I have an older brother who, when I was a child, I absolutely adored. It was through him I came to like the Beatles and he filled my information bank with trivia on the Fab Four and other musicians and bands he liked. He was given to talking about song lyrics, and I can recall him discussing with his friends the meaning behind Don McLean’s song “American Pie.” The conversation actually went on for years, at times including me, and the intrigue never left.

I happened to hear “American Pie” on the radio this afternoon and decided to write about it—at least as much as I know of or can recall being told. While many see the 1960s as an almost mythical period, others mark it as a time when the rise of rock and roll coincided with a decline in culture and society, symbolized, with reference to the 1959 plane crash that killed singers/musicians Buddy Holly, Ritchie Valens and the Big Bopper, as “the day the music died.” The song’s lyrics also reference various other events that occurred throughout the subsequent decade in the land that birthed rock and roll. The music was majestic, often poetic and awe-inspiring, but what accompanied it was as frequently unholy and depraved, and the consequences were too often dire. Some say this is the flip side of the influence and authority the music held, and perhaps they are not too far off, given music and other celebrity lifestyles’ connection with politics and power.
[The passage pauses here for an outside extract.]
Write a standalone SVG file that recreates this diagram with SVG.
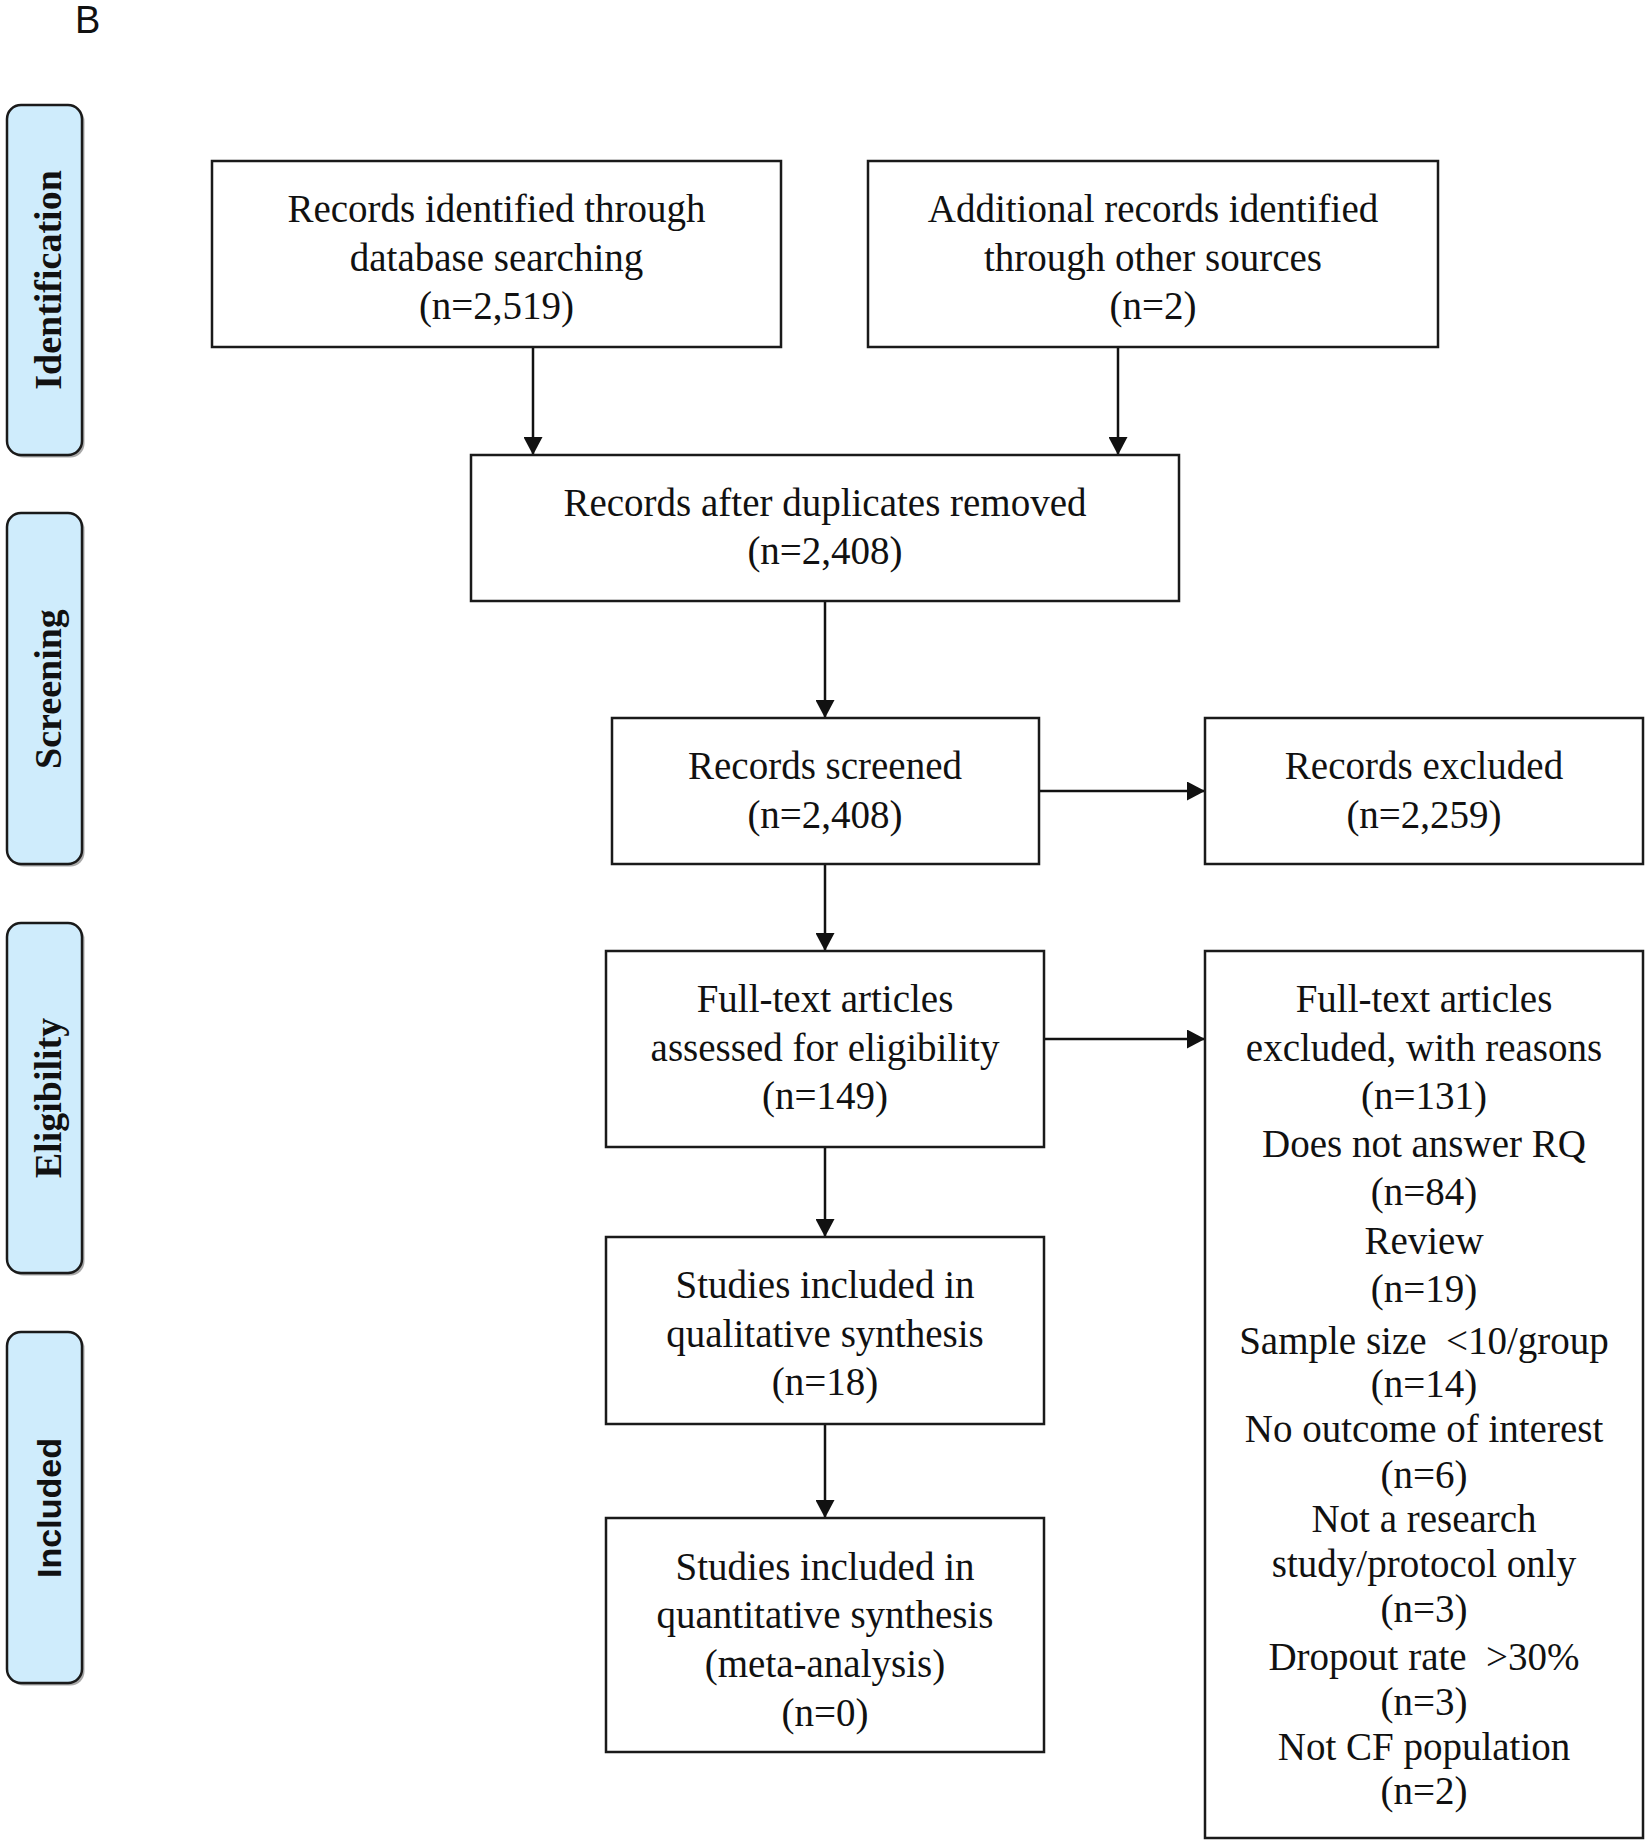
<svg xmlns="http://www.w3.org/2000/svg" width="1650" height="1846" viewBox="0 0 1650 1846">
<style>
.box{fill:#fff;stroke:#1a1a1a;stroke-width:2.5}
.phase{fill:#cfecfc;stroke:#1a1a1a;stroke-width:2.5}
.shadow{fill:#a8a8a8}
.t{font-family:"Liberation Serif","Times New Roman",serif;font-size:39px;fill:#111;text-anchor:middle}
.pl{font-family:"Liberation Serif","Times New Roman",serif;font-size:38px;font-weight:bold;fill:#111;text-anchor:middle}
.ps{font-family:"Liberation Sans",Arial,sans-serif;font-size:34px;font-weight:bold;fill:#111;text-anchor:middle}
.c{fill:none;stroke:#111;stroke-width:2.5}
</style>
<defs>
<marker id="ah" viewBox="0 0 18 19" refX="18" refY="9.5" markerWidth="18" markerHeight="19" markerUnits="userSpaceOnUse" orient="auto">
<path d="M0,0 L18,9.5 L0,19 z" fill="#111"/>
</marker>
</defs>
<rect width="1650" height="1846" fill="#fff"/>
<text x="75" y="33" style="font-family:'Liberation Sans',Arial,sans-serif;font-size:38px;fill:#111">B</text>

<g id="phase-identification">
<rect class="shadow" x="9.5" y="107.5" width="75" height="350" rx="14"/>
<rect class="phase" x="7" y="105" width="75" height="350" rx="14"/>
<text class="pl" transform="translate(61,280) rotate(-90)">Identification</text>
</g>
<g id="phase-screening">
<rect class="shadow" x="9.5" y="515.5" width="75" height="351" rx="14"/>
<rect class="phase" x="7" y="513" width="75" height="351" rx="14"/>
<text class="pl" transform="translate(61,689) rotate(-90)">Screening</text>
</g>
<g id="phase-eligibility">
<rect class="shadow" x="9.5" y="925.5" width="75" height="350" rx="14"/>
<rect class="phase" x="7" y="923" width="75" height="350" rx="14"/>
<text class="pl" transform="translate(61,1098) rotate(-90)">Eligibility</text>
</g>
<g id="phase-included">
<rect class="shadow" x="9.5" y="1334.5" width="75" height="351" rx="14"/>
<rect class="phase" x="7" y="1332" width="75" height="351" rx="14"/>
<text class="ps" transform="translate(61,1508) rotate(-90)">Included</text>
</g>

<g id="connectors">
<path class="c" d="M533,344 V455" marker-end="url(#ah)"/>
<path class="c" d="M1118,347 V455" marker-end="url(#ah)"/>
<path class="c" d="M825,601 V718" marker-end="url(#ah)"/>
<path class="c" d="M1039,791 H1205" marker-end="url(#ah)"/>
<path class="c" d="M825,864 V951" marker-end="url(#ah)"/>
<path class="c" d="M1044,1039 H1205" marker-end="url(#ah)"/>
<path class="c" d="M825,1147 V1237" marker-end="url(#ah)"/>
<path class="c" d="M825,1424 V1518" marker-end="url(#ah)"/>
</g>

<g id="n-db">
<rect class="box" x="212" y="161" width="569" height="186"/>
<text class="t" x="496.5" y="222">Records identified through</text>
<text class="t" x="496.5" y="270.5">database searching</text>
<text class="t" x="496.5" y="319">(n=2,519)</text>
</g>
<g id="n-other">
<rect class="box" x="868" y="161" width="570" height="186"/>
<text class="t" x="1153" y="222">Additional records identified</text>
<text class="t" x="1153" y="270.5">through other sources</text>
<text class="t" x="1153" y="319">(n=2)</text>
</g>
<g id="n-dedup">
<rect class="box" x="471" y="455" width="708" height="146"/>
<text class="t" x="825" y="515.5">Records after duplicates removed</text>
<text class="t" x="825" y="563.5">(n=2,408)</text>
</g>
<g id="n-screened">
<rect class="box" x="612" y="718" width="427" height="146"/>
<text class="t" x="825" y="779">Records screened</text>
<text class="t" x="825" y="827.5">(n=2,408)</text>
</g>
<g id="n-excluded">
<rect class="box" x="1205" y="718" width="438" height="146"/>
<text class="t" x="1424" y="779">Records excluded</text>
<text class="t" x="1424" y="827.5">(n=2,259)</text>
</g>
<g id="n-fulltext">
<rect class="box" x="606" y="951" width="438" height="196"/>
<text class="t" x="825" y="1012">Full-text articles</text>
<text class="t" x="825" y="1060.5">assessed for eligibility</text>
<text class="t" x="825" y="1108.5">(n=149)</text>
</g>
<g id="n-ft-excluded">
<rect class="box" x="1205" y="951" width="438" height="887"/>
<text class="t" x="1424" y="1012">Full-text articles</text>
<text class="t" x="1424" y="1060.5">excluded, with reasons</text>
<text class="t" x="1424" y="1108.5">(n=131)</text>
<text class="t" x="1424" y="1157">Does not answer RQ</text>
<text class="t" x="1424" y="1205">(n=84)</text>
<text class="t" x="1424" y="1253.5">Review</text>
<text class="t" x="1424" y="1301.5">(n=19)</text>
<text class="t" x="1424" y="1353.5" xml:space="preserve">Sample size  &lt;10/group</text>
<text class="t" x="1424" y="1397">(n=14)</text>
<text class="t" x="1424" y="1441.5">No outcome of interest</text>
<text class="t" x="1424" y="1487.5">(n=6)</text>
<text class="t" x="1424" y="1532">Not a research</text>
<text class="t" x="1424" y="1577">study/protocol only</text>
<text class="t" x="1424" y="1621.5">(n=3)</text>
<text class="t" x="1424" y="1670" xml:space="preserve">Dropout rate  &gt;30%</text>
<text class="t" x="1424" y="1714.5">(n=3)</text>
<text class="t" x="1424" y="1759.5">Not CF population</text>
<text class="t" x="1424" y="1804">(n=2)</text>
</g>
<g id="n-qual">
<rect class="box" x="606" y="1237" width="438" height="187"/>
<text class="t" x="825" y="1298">Studies included in</text>
<text class="t" x="825" y="1346.5">qualitative synthesis</text>
<text class="t" x="825" y="1394.5">(n=18)</text>
</g>
<g id="n-quant">
<rect class="box" x="606" y="1518" width="438" height="234"/>
<text class="t" x="825" y="1579.5">Studies included in</text>
<text class="t" x="825" y="1628">quantitative synthesis</text>
<text class="t" x="825" y="1677">(meta-analysis)</text>
<text class="t" x="825" y="1725.5">(n=0)</text>
</g>
</svg>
I didn’t experience watching or hearing about any of these events as they happened, so none of them are personal memories, but I do recall the feel of first hearing the song, how poetic and terrible and wonderful it was at the same time. Like our earlier conversations, people are still discussing today what the song is all about, and what qualities it possesses that enabled it to succeed, despite being an eight-minute song at a time when three were the max. Below is a song breakdown of sorts, and I’d love to hear from anyone who has information to add to or correct something I’ve written below, especially if you’re someone who does know from the experience of living in the late 1950s and/or through the 1960s.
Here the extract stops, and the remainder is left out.